Der berühmte Opernkomponist Rossini hatte von dem jungen Verdi gesagt, er besitze ein ungewöhnliches Talent für düstere, gespenstische Wirkungen. Und diese Fähigkeit konnte er in diesem Werk in den Hexenszenen und in den Wahnsinnsausbrüchen der Lady Macbeth unter Beweis stellen. Mit dieser sich bereits zum Musikdrama entwickelnden Oper gelingt es im, beim Hörer nachhaltiges Gruseln auszulösen.
 
Dies gelingt ihm auch durch die Wahl zweier dunkler Stimmen für die Hauptrollen: Macbeth ist ein tiefer Bariton und Lady Macbeth ist am besten durch einen dunklen Mezzosopran zu besetzen.
 
Macbeth/ Foto © Opéra Royal de Wallonie-Liège
Macbeth/ Foto © Opéra Royal de Wallonie-Liège

Macbeth Leo Nucci. Der italienische Bariton tritt weltweit mit seinem über 45 Rollen umfassenden Repertoire auf.

Lady Macbeth Tatjana Serjan, in St. Petersburg geboren, debütierte 2002 als Lady Macbeth am Teatro Regio in Turin und gastierte in dieser Partie seither weltweit in großen Häusern, sowie bei den Salzburger Festspielen.
 
Als weitere große Rolle ist hier noch Banco, Giacomo Prestia, zu nennen. Der italienische Bass, der bereits auf fast allen großen internationalen Bühnen aufgetreten ist, ist mit der diabolischen Schwärze seines Basses und der Gewalt seiner Stimme ein zentrales Erlebnis des Abends.
 
Die kleineren Rollen ebenfalls erwähnenswert:
Macduff Gabriele Mangione. Der italienische Tenor hatte sein Debut in dieser Rolle bereits in Bologna.
 
Malcolm Papuna Tchuradze
Der belgische Tenor ist festes Mitglied des Ensembles.
 
Dama die Lady Macbeth Alexise Yerna.  Der belgische Mezzo-Sopran ist ebenfalls international zu hören.
 
Ein Diener Benoit Delvaux, Bariton
 
Weitere Rollen:
Dominique Detournay
Ludivine Scheers
Marc Tissons

 

Orchester und Chor: Opéra Royal de Wallonie-Liège

Ballet : Centro di Danza Balletto di Roma
 
 
Es sind aber nicht einfach nur die großartigen Stimmen, die diesen Abend zu einem unvergesslichen Ereignis werden lassen; nicht die Pracht des Opernsaales, nicht die musikalische Finesse des Orchesters, noch die klassisch raffinierte Inszenierung oder die fantasievollen Kostüme:
Es ist diese Freude und die Liebe zum Musiktheater, die diesen Abend als etwas ganz besonderes auf allen zugehörigen Ebenen der beteiligten Verantwortlichen in der Erinnerung der Opernbesucher bleiben wird.
Hier wird Oper geliebt; hier wird Oper gelebt.
 
Die herausragenden Leistungen werden mit reichlich Szenenapplaus gewürdigt.
Standing ovations, großer Jubel und nicht enden wollender Applaus ist der Dank für dieses großartige Erlebnis.
 
Bühne Jean-Guy Lecat Kostüme Fernand Ruiz
Licht Franco Marri Chorleitung Pierre Iodice Choreografie Rachael Mossom
 
„Macbeth ist mir lieber als meine anderen Opern“, schrieb Verdi am 25.03.1847 an seinen Schwiegervater.
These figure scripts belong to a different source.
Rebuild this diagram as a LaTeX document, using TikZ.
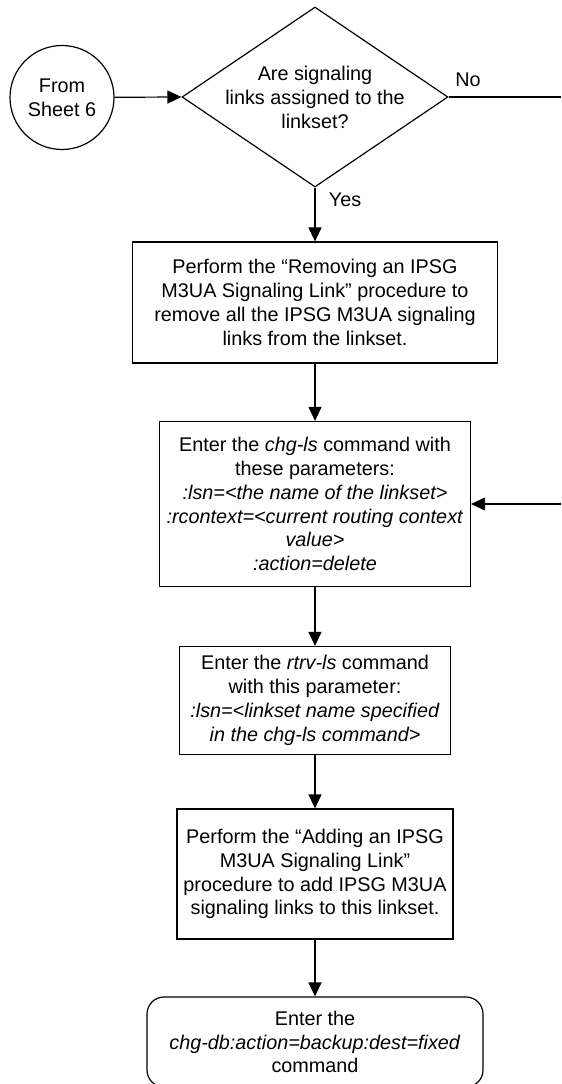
\documentclass[tikz,border=0pt]{standalone}
\usepackage{fontspec}
\setmainfont{Liberation Sans}
\usetikzlibrary{arrows.meta,shapes.geometric}
\begin{document}
\begin{tikzpicture}[x=0.75pt,y=-0.75pt,
  txt/.style={font=\fontsize{14.85}{17.9}\selectfont,align=center,inner sep=0pt},
  box/.style={txt,draw,line width=0.9pt,rectangle},
  startc/.style={txt,draw,line width=0.9pt,circle,minimum size=104*0.75pt},
  decision/.style={draw,line width=0.9pt,diamond,inner sep=0pt,minimum width=266*0.75pt,minimum height=180*0.75pt},
  term/.style={txt,draw,line width=0.9pt,rectangle,rounded corners=17*0.75pt},
  arr/.style={line width=0.9pt,-{Triangle[length=10.5pt,width=9.75pt]}},
  lin/.style={line width=0.9pt},
  lbl/.style={font=\fontsize{14.85}{17.9}\selectfont,inner sep=0pt}
]
\useasboundingbox (0,0) rectangle (561,1084);

\node[startc] (c) at (62,97.5) {From\\Sheet 6};
\node[decision] (d) at (315,97) {};
\node[txt] (dt) at (315,97.5) {Are signaling\\links assigned to the\\linkset?};

\node[box,minimum width=365*0.75pt,minimum height=121*0.75pt] (b1) at (315,302.5)
  {Perform the “Removing an IPSG\\M3UA Signaling Link” procedure to\\remove all the IPSG M3UA signaling\\links from the linkset.};

\node[box,minimum width=311*0.75pt,minimum height=165*0.75pt] (b2) at (315,504)
  {Enter the \textit{chg-ls} command with\\these parameters:\\\textit{:lsn=<the name of the linkset>}\\\textit{:rcontext=<current routing context}\\\textit{value>}\\\textit{:action=delete}};

\node[box,minimum width=271*0.75pt,minimum height=108*0.75pt] (b3) at (315,700.5)
  {Enter the \textit{rtrv-ls} command\\with this parameter:\\\textit{:lsn=<linkset name specified}\\\textit{in the chg-ls command>}};

\node[box,minimum width=276*0.75pt,minimum height=130*0.75pt] (b4) at (315,874)
  {Perform the “Adding an IPSG\\M3UA Signaling Link”\\procedure to add IPSG M3UA\\signaling links to this linkset.};

\node[term,minimum width=336*0.75pt,minimum height=90*0.75pt] (t) at (315,1042)
  {Enter the\\\textit{chg-db:action=backup:dest=fixed}\\command};

\coordinate (noend) at (561,97);
\coordinate (inr) at (561,504);

\draw[arr] (c) -- (d.west);
\draw[lin] (d.east) -- (noend);
\node[lbl] (nolbl) at (468,80) {No};
\draw[arr] (d.south) -- (b1.north);
\node[lbl] (yeslbl) at (345,200) {Yes};
\draw[arr] (b1) -- (b2);
\draw[arr] (inr) -- (b2.east);
\draw[arr] (b2) -- (b3);
\draw[arr] (b3) -- (b4);
\draw[arr] (b4) -- (t);
\end{tikzpicture}
\end{document}
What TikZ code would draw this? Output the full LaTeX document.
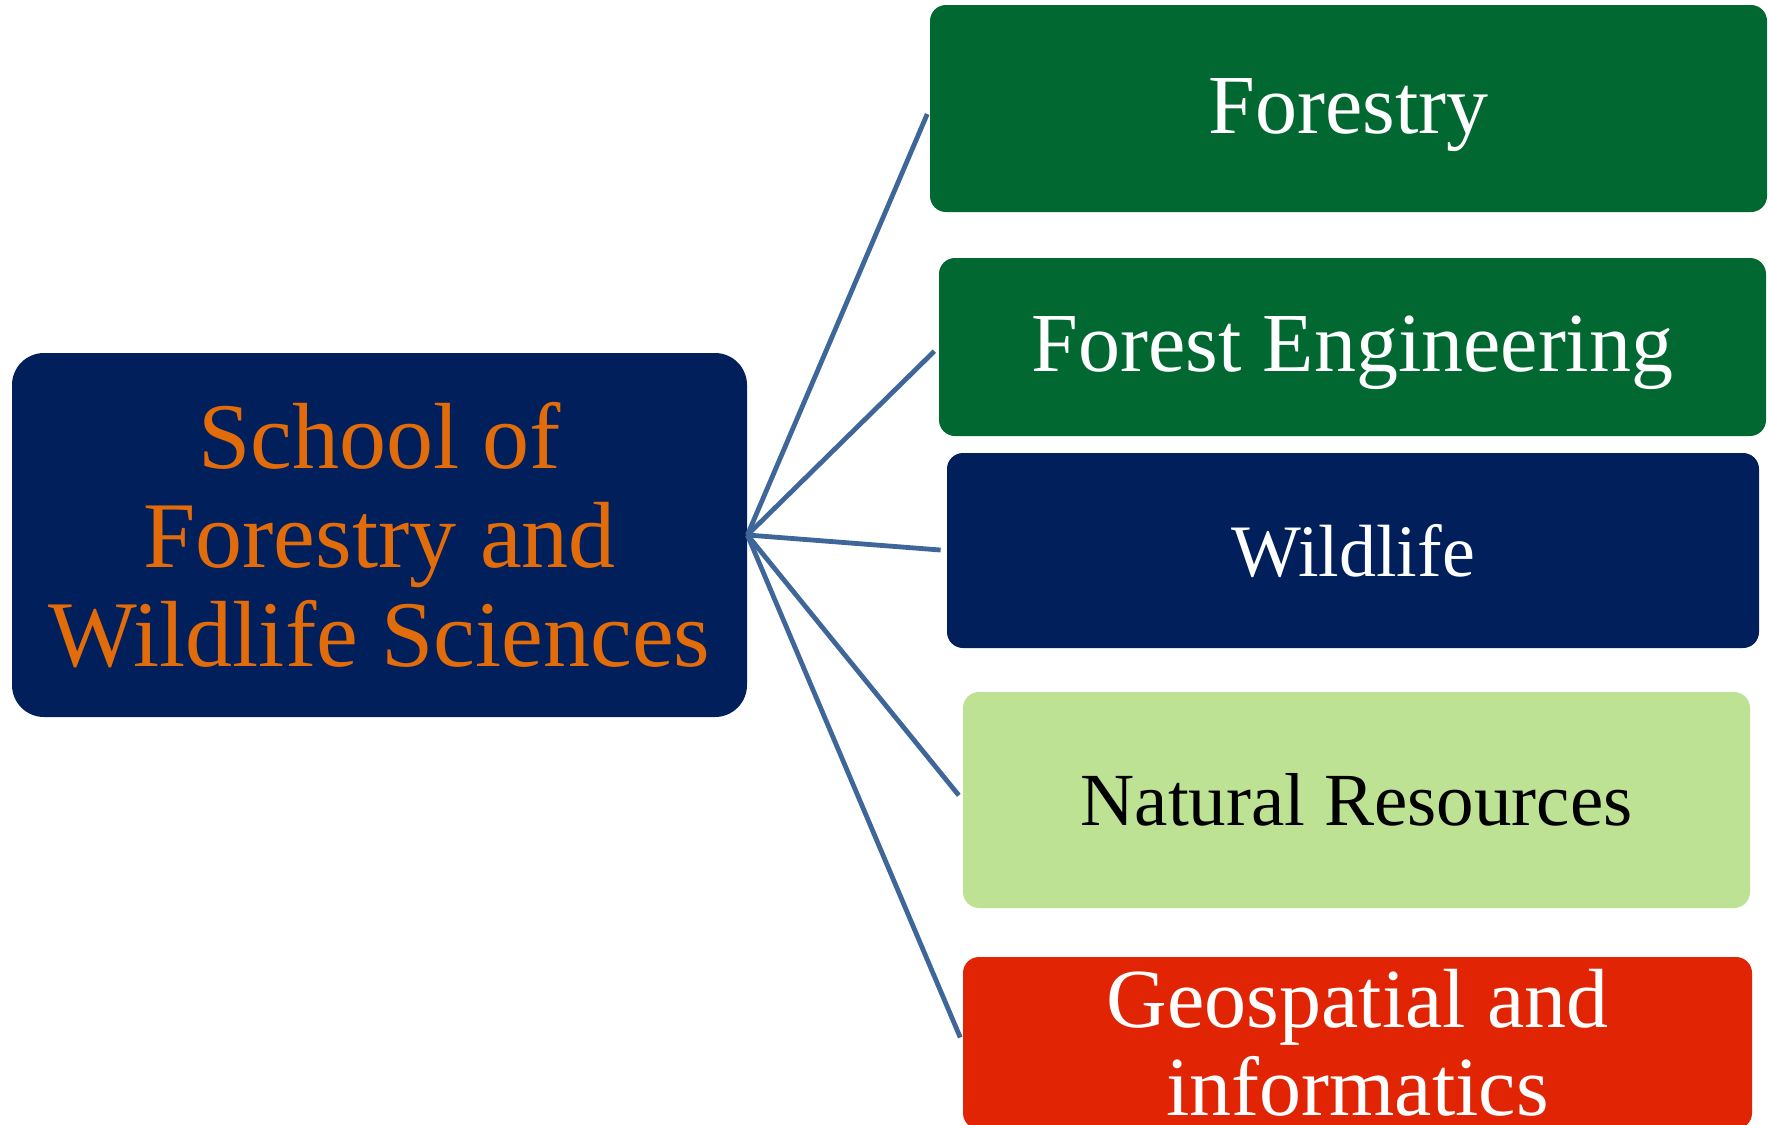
\documentclass[tikz,border=0pt]{standalone}
\usepackage{fontspec}
\setmainfont{Liberation Serif}
\usepackage{tikz}

\definecolor{schoolnavy}{HTML}{001F5B}
\definecolor{forestgreen}{HTML}{006830}
\definecolor{leafgreen}{HTML}{BDE293}
\definecolor{geored}{HTML}{E12404}
\definecolor{schoolorange}{HTML}{E36C0A}
\definecolor{linkblue}{HTML}{3E6699}

\begin{document}
\begin{tikzpicture}[
            x=0.5pt, y=-0.5pt,
            rootbox/.style={
                fill=schoolnavy, text=schoolorange,
                rounded corners=16pt, inner sep=0pt, align=center,
                font=\fontsize{47}{49.5}\selectfont
            },
            branch/.style={
                rounded corners=8pt, inner sep=0pt, align=center, text=white,
                font=\fontsize{42}{44}\selectfont
            },
            lowtext/.style={text height=34pt, text depth=9.2pt},
            link/.style={linkblue, line width=2.4pt, shorten >=3pt}
        ]

            \useasboundingbox (0,0) rectangle (1768,1125);

            % School (left)
            \node[rootbox, minimum width=367.5pt, minimum height=182pt] (school) at (379.5,535)
                {School of\\Forestry and\\Wildlife Sciences};

            % Departments (right column)
            \node[branch, lowtext, fill=forestgreen, minimum width=418.5pt, minimum height=103.5pt] (forestry) at (1348.5,108.5) {Forestry};
            \node[branch, lowtext, fill=forestgreen, minimum width=413.5pt, minimum height=89pt] (foreng) at (1352.5,347) {Forest Engineering};
            \node[branch, fill=schoolnavy, minimum width=406pt, minimum height=97.5pt,
                font=\fontsize{37}{40}\selectfont] (wildlife) at (1353,550.5) {Wildlife};
            \node[branch, fill=leafgreen, text=black, minimum width=393.5pt, minimum height=108pt,
                font=\fontsize{37.5}{40}\selectfont] (natres) at (1356.5,800) {Natural Resources};
            \node[branch, fill=geored, minimum width=394.5pt, minimum height=86pt] (geo) at (1357.5,1043)
                {Geospatial and\\informatics};

            % Links from the school to each department
            \foreach \dept in {forestry, foreng, wildlife, natres, geo}
                \draw[link] (school.east) -- (\dept.west);

        \end{tikzpicture}
\end{document}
Und manch einer der Premierengäste wird mit einem ähnlichen Eindruck heute nach Hause gegangen sein.
 
 
Macbeth ist eine Oper in vier Akten von Giuseppe Verdi. Das Libretto wurde von Francesco Maria Piave und Andrea Maffei nach dem Drama Macbeth von William Shakespeare geschrieben. Die Uraufführung fand am 14. März 1847 im Teatro della Pergola in Florenz statt. Eine revidierte Fassung wurde am 21. April 1865 im Théâtre Lyrique in Paris uraufgeführt.
Zur Aufführung kam die 4-aktige italienische Fassung, mit der für die Pariser Fassung komponierte Balletteinlage.